A Good Day For Music, A Bad Day For Everything Else

by Thomas Blake

Hannah Diamond – one-time PC Music breadwinner – today released her first proper new single in two years. Contrary to what many people expected (and, perhaps, hoped for) it is a cool, understated ballad about the natural end of things, about distance, disappointment, the faint possibility of renewal. It’s not a brash Charli XCX/GFOTY-style banger, it’s not overly blippy, glitchy, wonky. It’s not ironic. Not even Alanis-ironic. It’s vulnerable, wary: a frozen, starving urban fox of a song. It gives up its secrets unwillingly. Listening to it feels like accidently tapping someone’s phone. Of course, it’s a very good song. But in the weird world it feels like more than that: like an immensely personal statement that somehow applies to us all. Diamond asks: what do we do when hope ends? We listen, because we don’t know the answer, and because we trust music, we trust art to find a way to bring things back from the dead.
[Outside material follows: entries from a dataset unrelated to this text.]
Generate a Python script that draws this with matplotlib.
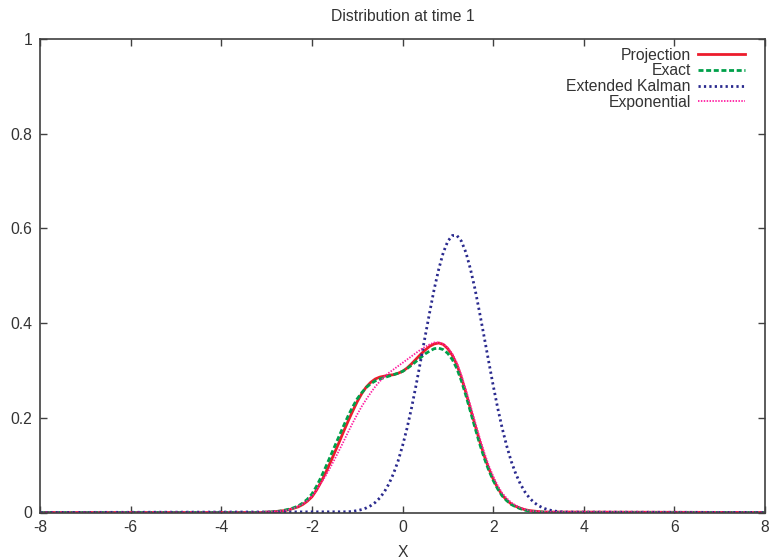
import numpy as np
import matplotlib
matplotlib.use("Agg")
import matplotlib.pyplot as plt

# densités, grille commune pas 0.1 (-3.2..3.2) + bords du domaine
x_grid = [-8.0] + [round(-3.2 + 0.1 * i, 1) for i in range(65)] + [8.0]
projection = [0.0,
              0.000, 0.000, 0.001, 0.001, 0.002, 0.003, 0.004, 0.006, 0.009, 0.012,
              0.017, 0.024, 0.033, 0.047, 0.064, 0.083, 0.104, 0.126, 0.148, 0.171,
              0.193, 0.214, 0.234, 0.251, 0.265, 0.275, 0.282, 0.286, 0.288, 0.290,
              0.291, 0.294, 0.298, 0.305, 0.314, 0.324, 0.334, 0.343, 0.351, 0.356,
              0.358, 0.355, 0.346, 0.332, 0.312, 0.285, 0.253, 0.219, 0.185, 0.152,
              0.121, 0.094, 0.071, 0.052, 0.037, 0.026, 0.018, 0.013, 0.009, 0.006,
              0.004, 0.003, 0.002, 0.001, 0.001,
              0.0]
exact = [0.0,
         0.000, 0.000, 0.001, 0.001, 0.002, 0.003, 0.005, 0.007, 0.010, 0.014,
         0.020, 0.028, 0.039, 0.055, 0.074, 0.095, 0.117, 0.139, 0.161, 0.183,
         0.204, 0.223, 0.240, 0.253, 0.264, 0.272, 0.278, 0.282, 0.285, 0.288,
         0.291, 0.294, 0.298, 0.304, 0.311, 0.319, 0.327, 0.335, 0.341, 0.346,
         0.347, 0.344, 0.336, 0.323, 0.304, 0.278, 0.247, 0.213, 0.179, 0.146,
         0.116, 0.090, 0.068, 0.050, 0.035, 0.025, 0.017, 0.012, 0.008, 0.005,
         0.003, 0.002, 0.001, 0.001, 0.000,
         0.0]
exponential = [0.0,
               0.000, 0.000, 0.001, 0.001, 0.002, 0.003, 0.004, 0.006, 0.009, 0.013,
               0.018, 0.025, 0.034, 0.047, 0.062, 0.077, 0.094, 0.112, 0.131, 0.150,
               0.170, 0.189, 0.207, 0.224, 0.239, 0.253, 0.266, 0.277, 0.287, 0.295,
               0.302, 0.309, 0.316, 0.323, 0.330, 0.337, 0.344, 0.350, 0.355, 0.359,
               0.359, 0.356, 0.348, 0.335, 0.316, 0.290, 0.259, 0.226, 0.192, 0.159,
               0.128, 0.100, 0.077, 0.057, 0.041, 0.030, 0.021, 0.015, 0.010, 0.007,
               0.004, 0.003, 0.002, 0.001, 0.001,
               0.0]

x_kalman = [-8.0] + [round(-1.2 + 0.1 * i, 1) for i in range(49)] + [8.0]
kalman = [0.0,
          0.0015, 0.0025, 0.004, 0.0062, 0.0096, 0.0145, 0.0214, 0.0309, 0.0437, 0.0605,
          0.0818, 0.108, 0.1405, 0.178, 0.221, 0.269, 0.320, 0.372, 0.423, 0.472,
          0.514, 0.549, 0.573, 0.585, 0.585, 0.573, 0.549, 0.514, 0.472, 0.423,
          0.372, 0.320, 0.269, 0.221, 0.178, 0.1405, 0.108, 0.0818, 0.0605, 0.0437,
          0.0309, 0.0214, 0.0145, 0.0096, 0.0062, 0.004, 0.0025, 0.0015, 0.0009,
          0.0]

x_ticks = [-8, -6, -4, -2, 0, 2, 4, 6, 8]
y_ticks = [0, 0.2, 0.4, 0.6, 0.8, 1]

plt.rcParams["font.family"] = ["Liberation Sans", "DejaVu Sans"]
plt.rcParams["axes.unicode_minus"] = False
txt = "#333333"
fs = 11.3

fig = plt.figure(figsize=(7.72, 5.59), dpi=100, facecolor="white")
ax = fig.add_axes([40 / 772, 1 - 512.5 / 559, 725 / 772, 473.5 / 559])

ax.plot(x_grid, projection, color="#ec1c2c", lw=2.0, label="Projection")
ax.plot(x_grid, exact, color="#00a04a", lw=2.0, dashes=(1.8, 0.95), label="Exact")
ax.plot(x_kalman, kalman, color="#2a2a8e", lw=2.0, dashes=(0.8, 1.15), label="Extended Kalman")
ax.plot(x_grid, exponential, color="#ff1ca0", lw=1.3, dashes=(0.8, 0.8), label="Exponential")

ax.set_xlim(-8, 8)
ax.set_ylim(0, 1)
ax.set_xticks(x_ticks)
ax.set_xticklabels([str(v) for v in x_ticks])
ax.set_yticks(y_ticks)
ax.set_yticklabels(["0", "0.2", "0.4", "0.6", "0.8", "1"])
ax.tick_params(direction="in", length=5, width=1, colors="#404040", labelcolor=txt,
               labelsize=fs, top=True, right=True)
ax.tick_params(axis="x", pad=5.5)
ax.tick_params(axis="y", pad=5.5)
for s in ax.spines.values():
    s.set_color("#404040")
    s.set_linewidth(1.2)

ax.set_title("Distribution at time 1", fontsize=fs, color=txt, pad=13)
ax.set_xlabel("X", fontsize=fs, color=txt, labelpad=7)

leg = ax.legend(loc="upper right", bbox_to_anchor=(705 / 725, 0.982), frameon=False,
                markerfirst=False, borderpad=0, borderaxespad=0, fontsize=fs,
                handlelength=3.0, handletextpad=0.45, labelspacing=0.05)
for t in leg.get_texts():
    t.set_color(txt)

fig.savefig("out.png", dpi=100, facecolor="white")
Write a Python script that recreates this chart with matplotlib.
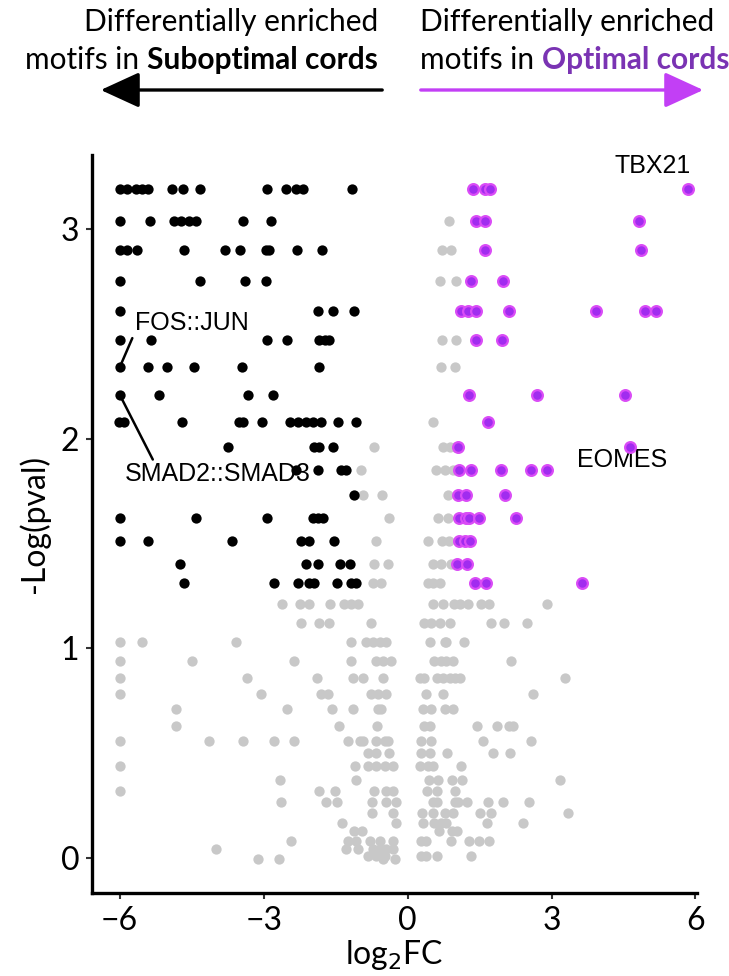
import matplotlib.pyplot as plt
from matplotlib.patches import FancyArrowPatch

# -log(pval) levels and log2FC values, motifs enriched in suboptimal cords (black)
sub_y = [3.19, 3.04, 2.90, 2.75, 2.61, 2.47, 2.34, 2.21, 2.08, 1.96, 1.85, 1.73, 1.62, 1.51, 1.40, 1.31]
sub_x = [
    [-6.0, -5.84, -5.66, -5.53, -5.42, -4.91, -4.69, -4.33, -2.92, -2.53, -2.32, -2.17, -1.15],
    [-6.0, -5.37, -4.86, -4.72, -4.55, -4.40, -3.42, -2.85],
    [-6.0, -5.84, -5.63, -4.67, -3.81, -3.49, -2.96, -2.88, -2.31, -1.78],
    [-6.0, -4.33, -3.39, -2.96],
    [-6.0, -1.86, -1.56, -1.11],
    [-6.0, -5.35, -2.92, -2.51, -1.84, -1.73, -1.63],
    [-6.0, -5.41, -5.02, -4.46, -3.46, -1.85],
    [-6.0, -5.18, -3.32, -2.81],
    [-6.02, -5.92, -4.71, -3.51, -3.44, -3.03, -2.46, -2.29, -2.11, -1.98, -1.80, -1.46, -1.07],
    [-3.75, -1.94, -1.84, -1.56],
    [-2.32, -1.86, -1.38, -1.28],
    [-1.11],
    [-6.0, -4.41, -2.94, -1.98, -1.87, -1.77],
    [-6.0, -5.42, -3.65, -2.22, -2.05, -1.54],
    [-4.75, -2.11, -1.86, -1.41, -1.21],
    [-4.66, -2.78, -2.28, -2.05, -1.94, -1.47, -1.18, -1.07],
]

# motifs enriched in optimal cords (purple)
opt_y = [3.19, 3.04, 2.90, 2.75, 2.61, 2.47, 2.21, 2.08, 1.96, 1.85, 1.73, 1.62, 1.51, 1.40, 1.31]
opt_x = [
    [1.36, 1.61, 1.71, 5.85],
    [1.43, 1.61, 4.82],
    [1.61, 4.86],
    [1.32, 1.99],
    [1.11, 1.25, 1.43, 2.11, 3.92, 4.95, 5.18],
    [1.43, 1.97],
    [1.29, 2.69, 4.53],
    [1.68],
    [1.06, 4.63],
    [1.07, 1.32, 1.94, 2.58, 2.91],
    [1.05, 1.21, 2.04],
    [1.07, 1.22, 1.29, 1.48, 2.25],
    [1.07, 1.19, 1.31],
    [1.03, 1.24],
    [1.41, 1.63, 3.63],
]

# not significant (grey)
ns_y = [3.04, 2.90, 2.75, 2.47, 2.34, 2.08, 1.96, 1.85, 1.73, 1.62, 1.51, 1.40, 1.31,
        1.21, 1.12, 1.03, 0.94, 0.86, 0.78, 0.71, 0.63, 0.56, 0.50, 0.44, 0.37, 0.32,
        0.265, 0.216, 0.168, 0.13, 0.083, 0.045, 0.01, -0.005]
ns_x = [
    [0.86],
    [0.72, 0.91],
    [0.67, 1.0],
    [0.72, 1.0],
    [0.70, 0.98],
    [0.53],
    [-0.69, 0.74, 0.88, 0.98],
    [-0.97, 0.60, 0.79, 0.95],
    [-0.93, -0.53, 0.84],
    [-0.38, 0.63, 0.84],
    [-0.65, 0.42, 0.72, 0.86],
    [-0.69, -0.41, 0.53, 0.70, 0.91],
    [-0.72, -0.55, 0.42, 0.53, 0.68],
    [-2.62, -2.25, -2.05, -1.61, -1.33, -1.18, -1.04, 0.53, 0.74, 0.97, 1.09, 1.26, 1.52, 1.70, 2.90],
    [-2.23, -1.85, -1.64, -0.76, 0.35, 0.49, 0.67, 0.88, 1.73, 2.01, 2.48],
    [-6.0, -5.54, -3.58, -1.18, -0.86, -0.72, -0.58, -0.44, 0.47, 0.77, 0.81, 1.18],
    [-6.0, -4.50, -2.36, -1.18, -0.65, -0.52, -0.34, 0.56, 0.70, 0.81, 0.95, 2.15],
    [-6.0, -3.35, -1.89, -1.14, -0.93, -0.52, 0.25, 0.35, 0.61, 0.74, 0.88, 0.98, 1.10, 3.29],
    [-6.0, -3.05, -1.80, -1.66, -0.76, -0.62, -0.44, 0.39, 0.74, 2.62],
    [-4.82, -2.51, -1.57, -1.14, -0.62, -0.55, 0.32, 0.49, 0.79, 0.95],
    [-4.82, -1.42, -0.63, 0.35, 0.46, 1.45, 1.87, 2.11, 2.20],
    [-6.0, -4.13, -3.44, -2.78, -2.36, -1.25, -1.0, -0.93, -0.65, -0.48, -0.41, 0.29, 0.49, 1.57, 2.58],
    [-0.83, -0.65, -0.38, 0.29, 0.47, 0.83, 1.78, 2.14],
    [-6.0, -1.09, -0.83, -0.65, -0.48, -0.31, 0.26, 0.42, 0.53, 1.11],
    [-2.65, -1.07, 0.44, 0.63, 0.93, 1.14, 3.17],
    [-6.0, -1.84, -1.52, -0.69, -0.44, -0.31, 0.40, 0.61, 0.98],
    [-2.64, -1.70, -1.48, -0.74, -0.44, -0.24, 0.53, 0.61, 0.98, 1.05, 1.23, 1.68, 1.99, 2.53],
    [-0.74, -0.31, 0.31, 0.53, 0.77, 0.95, 1.50, 1.73, 3.35],
    [-1.36, -0.24, 0.33, 0.56, 0.70, 0.81, 1.66, 2.41],
    [-1.11, -0.95, 0.65, 0.93, 1.03],
    [-2.43, -1.25, -1.07, -0.79, -0.58, -0.31, 0.29, 0.38, 0.90, 1.29, 1.48, 1.70],
    [-3.99, -1.28, -1.04, -0.72, -0.58, -0.44, -0.31],
    [-0.83, -0.65, -0.48, 0.29, 0.39, 0.61, 1.32],
    [-3.11, -2.67, -0.52, -0.27],
]

labels = ["TBX21", "EOMES", "FOS::JUN", "SMAD2::SMAD3"]
label_pts = [(5.85, 3.19), (4.63, 1.96), (-6.0, 2.34), (-6.0, 2.21)]


def flatten(xs, ys):
    px, py = [], []
    for row, y in zip(xs, ys):
        px += row
        py += [y] * len(row)
    return px, py


fig = plt.figure(figsize=(7.29, 9.76), dpi=100)
ax = fig.add_axes([0.126, 0.085, 0.830, 0.756])

gx, gy = flatten(ns_x, ns_y)
bx, by = flatten(sub_x, sub_y)
px, py = flatten(opt_x, opt_y)
ax.scatter(gx, gy, s=55, color='#c8c8c8', linewidths=0, zorder=2)
ax.scatter(bx, by, s=55, color='black', linewidths=0, zorder=3)
ax.scatter(px, py, s=60, facecolor='#a12cef', edgecolor='#da4cf6', linewidths=1.6, zorder=4)

ax.set_xlim(-6.58, 6.03)
ax.set_ylim(-0.167, 3.352)
ax.set_xticks([-6, -3, 0, 3, 6])
ax.set_yticks([0, 1, 2, 3])
for s in ['top', 'right']:
    ax.spines[s].set_visible(False)
for s in ['left', 'bottom']:
    ax.spines[s].set_linewidth(2.4)
ax.tick_params(length=4, width=1.5, color='#333333', labelsize=23, pad=5)
for t in ax.get_xticklabels() + ax.get_yticklabels():
    t.set_family(['Lato', 'DejaVu Sans'])

ax.set_xlabel('log$_2$FC', fontsize=23, family=['Lato', 'DejaVu Sans'], labelpad=2)
ax.set_ylabel('-Log(pval)', fontsize=23, family=['Lato', 'DejaVu Sans'], labelpad=8)

# labels of highlighted motifs
nf = ['Liberation Sans', 'DejaVu Sans']
ax.text(5.11, 3.30, labels[0], fontsize=18, family=nf, ha='center', va='center')
ax.text(4.47, 1.90, labels[1], fontsize=18, family=nf, ha='center', va='center')
ax.annotate(labels[2], xy=label_pts[2], xytext=(-5.69, 2.55), fontsize=18, family=nf,
            ha='left', va='center',
            arrowprops=dict(arrowstyle='-', color='black', lw=1.8, shrinkA=0, shrinkB=3,
                            relpos=(0.0, 0.1)))
ax.annotate(labels[3], xy=label_pts[3], xytext=(-5.9, 1.83), fontsize=18, family=nf,
            ha='left', va='center',
            arrowprops=dict(arrowstyle='-', color='black', lw=1.8, shrinkA=0, shrinkB=3,
                            relpos=(0.16, 1.0)))

# header text with arrows
hf = ['Lato', 'DejaVu Sans']
H = 976.0
W = 729.0
fs = 21.5
fig.text(378 / W, 1 - 22 / H, 'Differentially enriched', fontsize=fs, family=hf, ha='right', va='center')
b1 = fig.text(378 / W, 1 - 60 / H, 'Suboptimal cords', fontsize=fs, family=hf, weight='bold',
              ha='right', va='center')
fig.text(420 / W, 1 - 22 / H, 'Differentially enriched', fontsize=fs, family=hf, ha='left', va='center')
n2 = fig.text(420 / W, 1 - 60 / H, 'motifs in ', fontsize=fs, family=hf, ha='left', va='center')

fig.canvas.draw()
r = fig.canvas.get_renderer()
e1 = b1.get_window_extent(r)
fig.text(e1.x0 / W, 1 - 60 / H, 'motifs in ', fontsize=fs, family=hf, ha='right', va='center')
e2 = n2.get_window_extent(r)
fig.text(e2.x1 / W, 1 - 60 / H, 'Optimal cords', fontsize=fs, family=hf, weight='bold',
         color='#7a33b3', ha='left', va='center')

a1 = FancyArrowPatch((385 / W, 1 - 90 / H), (98 / W, 1 - 90 / H), transform=fig.transFigure,
                     arrowstyle='-|>,head_length=2.4,head_width=1.1', mutation_scale=10,
                     color='black', lw=2.4)
a2 = FancyArrowPatch((418 / W, 1 - 90 / H), (706 / W, 1 - 90 / H), transform=fig.transFigure,
                     arrowstyle='-|>,head_length=2.4,head_width=1.1', mutation_scale=10,
                     color='#c23ff5', lw=2.4)
fig.add_artist(a1)
fig.add_artist(a2)

plt.savefig('out.png', dpi=100)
Also today, Hen Ogledd released their latest album. And, strangely for a band so steeped in the ancient and the eldritch, it sounds every bit as new as the Hannah Diamond single. Where Diamond chronicles the loss of hope in a bizarre digital end-time, Hen Ogledd leave clues – cryptic, often bonkers clues – as to where hope might remain. The answer is: in the deepest darkest corners of strained human minds and in twisted landscapes. Hope and creativity are like water: they find the smallest holes, and form immense underground lakes.